— Begin —
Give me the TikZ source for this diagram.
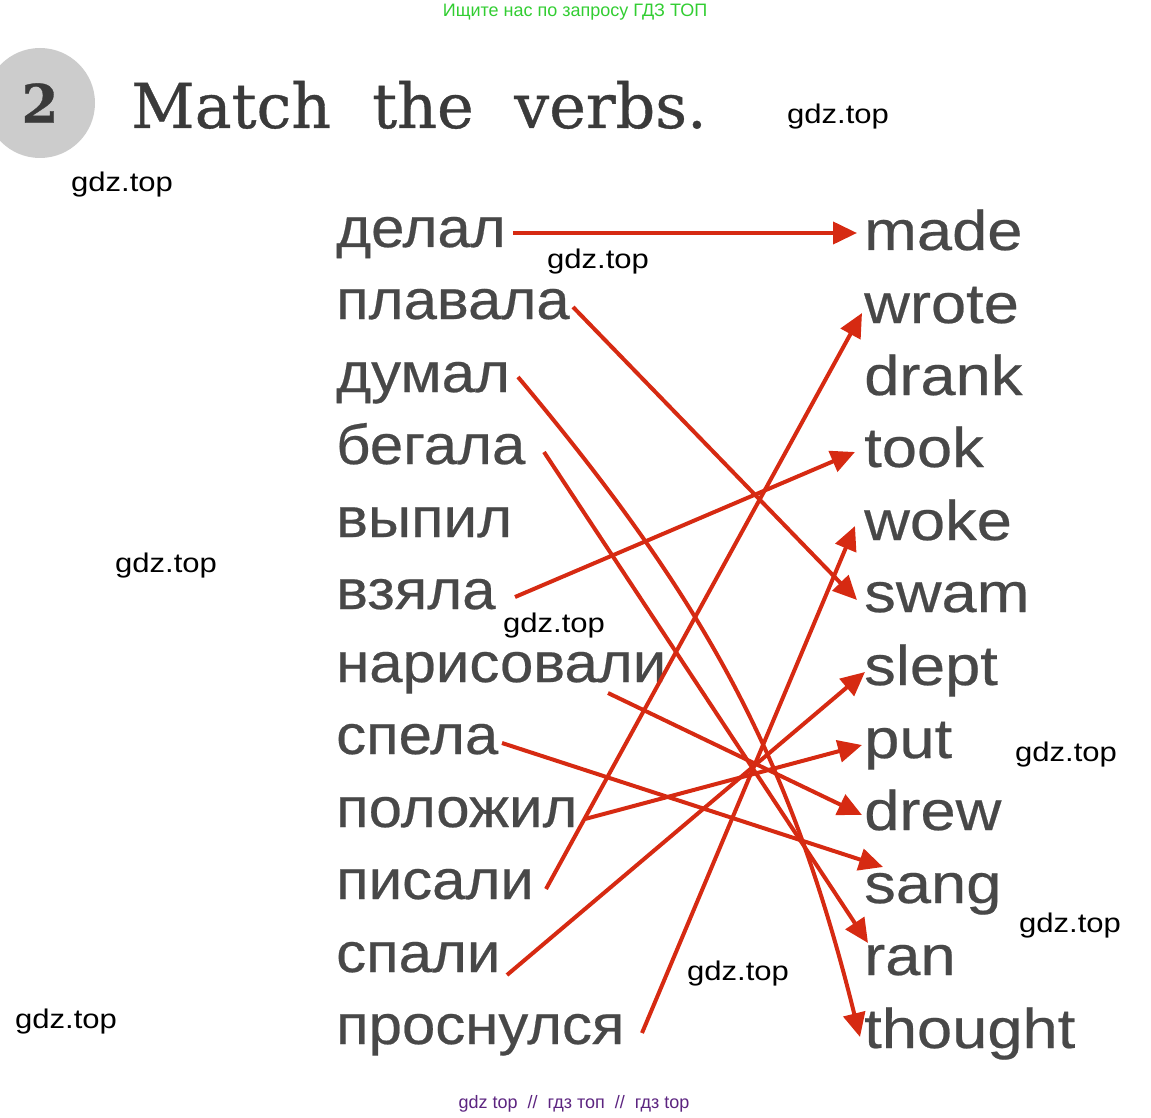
\documentclass[tikz,border=0pt]{standalone}
\usepackage{fontspec}
\usetikzlibrary{arrows.meta}
\setmainfont{Liberation Sans}
\newfontfamily\rusfont[FakeStretch=1.07,FakeBold=0.4]{Liberation Sans}
\newfontfamily\engfont[FakeStretch=1.13,FakeBold=0.4]{Liberation Sans}
\newfontfamily\titlefont[FakeBold=0.6]{DejaVu Serif}
\newfontfamily\markfont[FakeStretch=1.15]{Liberation Sans}
\definecolor{linered}{RGB}{214,42,18}
\definecolor{wordgray}{RGB}{72,72,72}
\definecolor{titlegray}{RGB}{58,58,58}
\definecolor{bannergreen}{RGB}{50,205,50}
\definecolor{footpurple}{RGB}{92,36,128}

\begin{document}
\begin{tikzpicture}[x=1pt,y=-1pt,
  word/.style={anchor=base west,inner sep=0pt,text=wordgray},
  rusword/.style={word,font=\rusfont\fontsize{56}{60}\selectfont},
  engword/.style={word,font=\engfont\fontsize{56}{60}\selectfont},
  titleword/.style={anchor=base west,inner sep=0pt,text=titlegray,font=\titlefont\fontsize{62}{66}\selectfont},
  wmark/.style={anchor=base,inner sep=0pt,font=\markfont\fontsize{27}{30}\selectfont},
  matchline/.style={draw=linered,line width=4pt,-{Triangle[length=24pt,width=22pt]}}]
\useasboundingbox (0,0) rectangle (1151,1118);
% header
\node [anchor=base,inner sep=0pt,text=bannergreen,font=\fontsize{18}{20}\selectfont] (banner) at (575,17) {Ищите нас по запросу ГДЗ ТОП};
\node [circle,fill=black!20,minimum size=110pt,inner sep=0pt,text=titlegray,font=\titlefont\bfseries\fontsize{53}{56}\selectfont] (num) at (40,103) {2};
\node [titleword] (match) at (131,128) {Match};
\node [titleword] (the) at (372,128) {the};
\node [titleword] (verbs) at (514,128) {verbs.};
% russian verbs
\node [rusword] (delal) at (336,247) {делал};
\node [rusword] (plavala) at (336,319) {плавала};
\node [rusword] (dumal) at (336,392) {думал};
\node [rusword] (begala) at (336,464) {бегала};
\node [rusword] (vypil) at (336,537) {выпил};
\node [rusword] (vzyala) at (336,609) {взяла};
\node [rusword] (narisovali) at (336,682) {нарисовали};
\node [rusword] (spela) at (336,754) {спела};
\node [rusword] (polozhil) at (336,827) {положил};
\node [rusword] (pisali) at (336,899) {писали};
\node [rusword] (spali) at (336,972) {спали};
\node [rusword] (prosnulsya) at (336,1044) {проснулся};
% english verbs
\node [engword] (made) at (864,250) {made};
\node [engword] (wrote) at (864,323) {wrote};
\node [engword] (drank) at (864,395) {drank};
\node [engword] (took) at (864,467) {took};
\node [engword] (woke) at (864,540) {woke};
\node [engword] (swam) at (864,612) {swam};
\node [engword] (slept) at (864,685) {slept};
\node [engword] (put) at (864,758) {put};
\node [engword] (drew) at (864,830) {drew};
\node [engword] (sang) at (864,903) {sang};
\node [engword] (ran) at (864,975) {ran};
\node [engword] (thought) at (864,1048) {thought};
% line ends
\coordinate (delal-out) at (513,233);
\coordinate (plavala-out) at (573,307);
\coordinate (dumal-out) at (518,377);
\coordinate (begala-out) at (544,452);
\coordinate (vzyala-out) at (515,597);
\coordinate (narisovali-out) at (608,693);
\coordinate (spela-out) at (502,743);
\coordinate (polozhil-out) at (585,819);
\coordinate (pisali-out) at (546,889);
\coordinate (spali-out) at (507,975);
\coordinate (prosnulsya-out) at (642,1033);
\coordinate (made-in) at (857,233);
\coordinate (wrote-in) at (862,313);
\coordinate (took-in) at (855,452);
\coordinate (woke-in) at (855,526);
\coordinate (swam-in) at (857,600);
\coordinate (slept-in) at (865,672);
\coordinate (put-in) at (862,745);
\coordinate (drew-in) at (862,815);
\coordinate (sang-in) at (883,867);
\coordinate (ran-in) at (868,943);
\coordinate (thought-in) at (860,1037);
% matches
\draw [matchline] (delal-out) -- (made-in);
\draw [matchline] (plavala-out) -- (swam-in);
\draw [matchline] (dumal-out) .. controls +(187,223) and +(-70,-282) .. (thought-in);
\draw [matchline] (begala-out) -- (ran-in);
\draw [matchline] (vzyala-out) -- (took-in);
\draw [matchline] (narisovali-out) -- (drew-in);
\draw [matchline] (spela-out) -- (sang-in);
\draw [matchline] (polozhil-out) -- (put-in);
\draw [matchline] (pisali-out) -- (wrote-in);
\draw [matchline] (spali-out) -- (slept-in);
\draw [matchline] (prosnulsya-out) -- (woke-in);
% watermarks
\node [wmark] (gdz1) at (838,124) {gdz.top};
\node [wmark] (gdz2) at (122,192) {gdz.top};
\node [wmark] (gdz3) at (598,268) {gdz.top};
\node [wmark] (gdz4) at (166,572) {gdz.top};
\node [wmark] (gdz5) at (554,632) {gdz.top};
\node [wmark] (gdz6) at (1066,761) {gdz.top};
\node [wmark] (gdz7) at (1070,932) {gdz.top};
\node [wmark] (gdz8) at (738,980) {gdz.top};
\node [wmark] (gdz9) at (66,1028) {gdz.top};
\node [anchor=base,inner sep=0pt,text=footpurple,font=\fontsize{18}{20}\selectfont] (footer) at (574,1108) {gdz top \ // \ гдз топ \ // \ гдз top};
\end{tikzpicture}
\end{document}
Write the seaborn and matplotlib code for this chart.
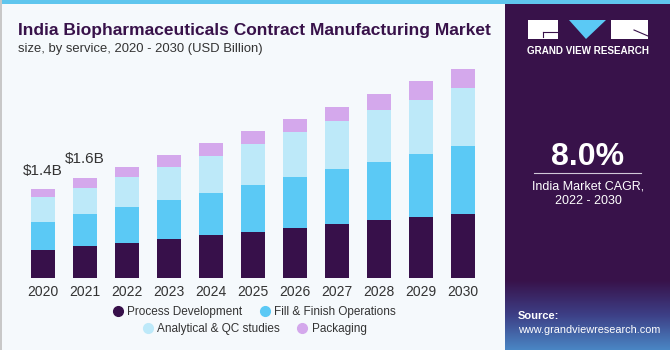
import numpy as np
import pandas as pd
import matplotlib
matplotlib.use("Agg")
import matplotlib.pyplot as plt
import seaborn as sns
from matplotlib.lines import Line2D
from matplotlib.patches import Rectangle, Polygon
from matplotlib.colors import LinearSegmentedColormap

years = [2020, 2021, 2022, 2023, 2024, 2025, 2026, 2027, 2028, 2029, 2030]
process_dev = [0.44, 0.50, 0.55, 0.61, 0.67, 0.73, 0.79, 0.85, 0.91, 0.955, 1.01]
fill_finish = [0.445, 0.50, 0.56, 0.62, 0.665, 0.73, 0.80, 0.865, 0.92, 0.995, 1.06]
analytical = [0.39, 0.42, 0.48, 0.52, 0.59, 0.65, 0.70, 0.75, 0.81, 0.855, 0.92]
packaging = [0.12, 0.16, 0.15, 0.18, 0.20, 0.20, 0.21, 0.23, 0.26, 0.29, 0.29]
series_names = ["Process Development", "Fill & Finish Operations",
                "Analytical & QC studies", "Packaging"]
colors = ["#37104a", "#5bc9f5", "#bde9f9", "#d4a8ec"]
labels = {2020: "$1.4B", 2021: "$1.6B"}
title = "India Biopharmaceuticals Contract Manufacturing Market"
subtitle = "size, by service, 2020 - 2030 (USD Billion)"
cagr = "8.0%"

rows = []
for name, vals in zip(series_names, [process_dev, fill_finish, analytical, packaging]):
    for y, v in zip(years, vals):
        rows.append({"year": y, "value": v, "service": name})
df = pd.DataFrame(rows)

BG = "#f5f9fc"
PURPLE = "#38124a"
fig = plt.figure(figsize=(6.7, 3.5), dpi=100, facecolor=BG)
W, H = 670, 350

def fx(px):
    return px / W

def fy(py):
    return 1 - py / H

# main axes: bar centers at 43 px (2020) .. 463 px (2030), baseline at y=278
ax = fig.add_axes([fx(20), fy(278), fx(462), (278 - 55) / H])
ax.set_facecolor("none")
hue_order = series_names[::-1]
palette = dict(zip(series_names, colors))
sns.histplot(data=df, x="year", weights="value", hue="service", hue_order=hue_order,
             multiple="stack", discrete=True, shrink=0.58, palette=palette,
             alpha=1, linewidth=0, legend=False, ax=ax)
ax.set_xlim(2020 - 0.548, 2030 + 0.452)
ax.set_ylim(0, 223 / 63.6)
for s in ax.spines.values():
    s.set_visible(False)
ax.set_yticks([])
ax.set_ylabel("")
ax.set_xlabel("")
ax.set_xticks(years)
ax.set_xticklabels([str(y) for y in years], fontsize=10, color="#333333",
                   family="Liberation Sans")
ax.tick_params(axis="x", length=0, pad=5)
totals = np.array(process_dev) + np.array(fill_finish) + np.array(analytical) + np.array(packaging)
for y, t in labels.items():
    i = years.index(y)
    ax.annotate(t, (y, totals[i]), xytext=(0, 8), textcoords="offset points",
                ha="center", va="bottom", fontsize=11, color="#333333",
                family="Liberation Sans")

# top stripe and left border
fig.patches.append(Rectangle((0, fy(4)), 1, 4 / H, transform=fig.transFigure,
                             facecolor="#5fc6ee", edgecolor="none", zorder=5))
fig.patches.append(Rectangle((0, 0), fx(1.5), 1, transform=fig.transFigure,
                             facecolor="#c8c8c8", edgecolor="none", zorder=5))

# title
fig.text(fx(18), fy(30), title, fontsize=12.5, fontweight="bold", color="#38124a",
         family="Liberation Sans", va="center", ha="left")
fig.text(fx(18), fy(49), subtitle, fontsize=9.4, color="#333333",
         family="Liberation Sans", va="center", ha="left")

# legend (two centered rows)
def handle(c):
    return Line2D([], [], marker="o", linestyle="none", markersize=7,
                  markerfacecolor=c, markeredgecolor=c)

leg_kw = dict(loc="center", ncol=2, frameon=False,
              prop={"family": "Liberation Sans", "size": 8.5},
              handletextpad=0.2, columnspacing=1.3, labelcolor="#333333",
              handlelength=1.2)
fig.legend([handle(colors[0]), handle(colors[1])], series_names[:2],
           bbox_to_anchor=(fx(253.5), fy(312)), **leg_kw)
fig.legend([handle(colors[2]), handle(colors[3])], series_names[2:],
           bbox_to_anchor=(fx(253.5), fy(329)), **leg_kw)

# right panel
pax = fig.add_axes([fx(505), 0, fx(165), fy(4)])
pax.axis("off")
pax.add_patch(Rectangle((505, 4), 165, 346, facecolor=PURPLE, edgecolor="none"))
grad = np.linspace(0, 1, 100)[:, None]
cmap = LinearSegmentedColormap.from_list("g", [PURPLE, "#3d3f86", "#4a86c4"])
pax.imshow(grad, extent=(505, 670, 350, 280), cmap=cmap, aspect="auto", zorder=1)
pax.set_xlim(505, 670)
pax.set_ylim(350, 4)
# logo
pax.add_patch(Rectangle((528, 20), 30, 19, facecolor="white", edgecolor="none", zorder=3))
pax.plot([543, 558], [32, 32], color=PURPLE, lw=0.8, zorder=4)
pax.plot([543, 543], [32, 37], color=PURPLE, lw=0.8, zorder=4)
pax.add_patch(Polygon([(569, 20), (606, 20), (586, 39)], closed=True,
                      facecolor="#5bc9f5", edgecolor="none", zorder=3))
pax.add_patch(Rectangle((611, 20), 37, 19, facecolor="white", edgecolor="none", zorder=3))
pax.plot([634, 648], [30, 36], color=PURPLE, lw=0.8, zorder=4)
pax.text(588, 51, "GRAND VIEW RESEARCH", color="white", fontsize=7.1,
         fontweight="bold", ha="center", va="center", family="Liberation Sans", zorder=3)
pax.text(588, 157, cagr, color="white", fontsize=23, fontweight="bold",
         ha="center", va="center", family="Liberation Sans", zorder=3)
pax.plot([534, 641], [173, 173], color="#d0c8d8", lw=0.8, zorder=3)
pax.text(588, 186, "India Market CAGR,", color="white", fontsize=9,
         ha="center", va="center", family="Liberation Sans", zorder=3)
pax.text(588, 201, "2022 - 2030", color="white", fontsize=9,
         ha="center", va="center", family="Liberation Sans", zorder=3)
pax.text(518, 316, "Source:", color="white", fontsize=8, fontweight="bold",
         ha="left", va="center", family="Liberation Sans", zorder=3)
pax.text(518, 330, "www.grandviewresearch.com", color="white", fontsize=7.8,
         ha="left", va="center", family="Liberation Sans", zorder=3)

fig.savefig("out.png", dpi=100, facecolor=BG)
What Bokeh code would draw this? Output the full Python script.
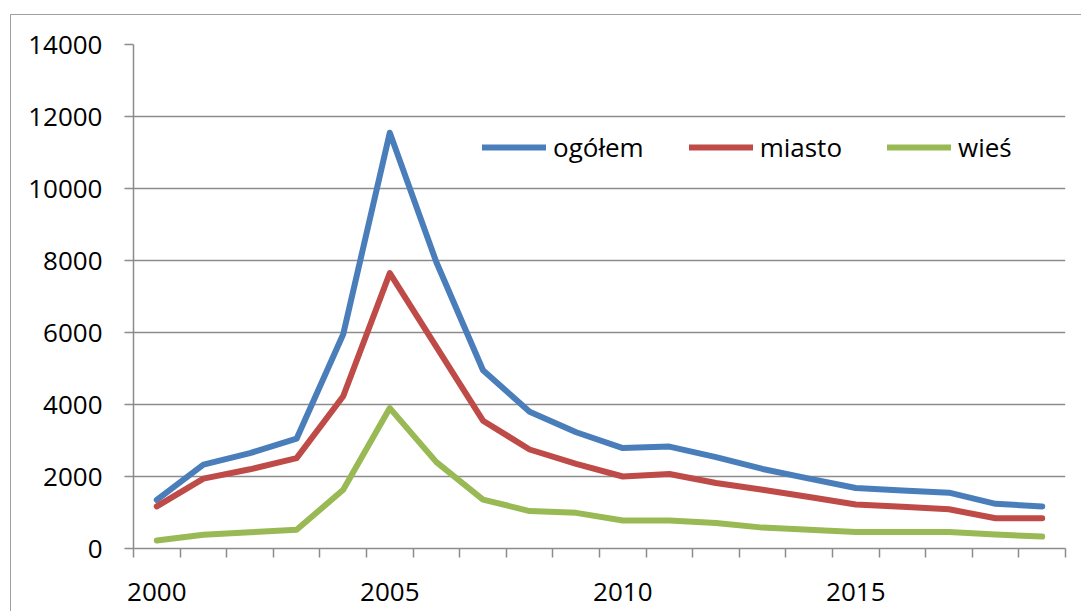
— End —
### WHAT TO DO:
Write out the lines running from the one that contains "Write the seaborn" through the one that contains "return 1 - py / H", ends included, and nothing else. Pictures stay out of the copy.

### WRITTEN RESPONSE:
Write the seaborn and matplotlib code for this chart.
import numpy as np
import pandas as pd
import matplotlib
matplotlib.use("Agg")
import matplotlib.pyplot as plt
import seaborn as sns
from matplotlib.lines import Line2D
from matplotlib.patches import Rectangle, Polygon
from matplotlib.colors import LinearSegmentedColormap

years = [2020, 2021, 2022, 2023, 2024, 2025, 2026, 2027, 2028, 2029, 2030]
process_dev = [0.44, 0.50, 0.55, 0.61, 0.67, 0.73, 0.79, 0.85, 0.91, 0.955, 1.01]
fill_finish = [0.445, 0.50, 0.56, 0.62, 0.665, 0.73, 0.80, 0.865, 0.92, 0.995, 1.06]
analytical = [0.39, 0.42, 0.48, 0.52, 0.59, 0.65, 0.70, 0.75, 0.81, 0.855, 0.92]
packaging = [0.12, 0.16, 0.15, 0.18, 0.20, 0.20, 0.21, 0.23, 0.26, 0.29, 0.29]
series_names = ["Process Development", "Fill & Finish Operations",
                "Analytical & QC studies", "Packaging"]
colors = ["#37104a", "#5bc9f5", "#bde9f9", "#d4a8ec"]
labels = {2020: "$1.4B", 2021: "$1.6B"}
title = "India Biopharmaceuticals Contract Manufacturing Market"
subtitle = "size, by service, 2020 - 2030 (USD Billion)"
cagr = "8.0%"

rows = []
for name, vals in zip(series_names, [process_dev, fill_finish, analytical, packaging]):
    for y, v in zip(years, vals):
        rows.append({"year": y, "value": v, "service": name})
df = pd.DataFrame(rows)

BG = "#f5f9fc"
PURPLE = "#38124a"
fig = plt.figure(figsize=(6.7, 3.5), dpi=100, facecolor=BG)
W, H = 670, 350

def fx(px):
    return px / W

def fy(py):
    return 1 - py / H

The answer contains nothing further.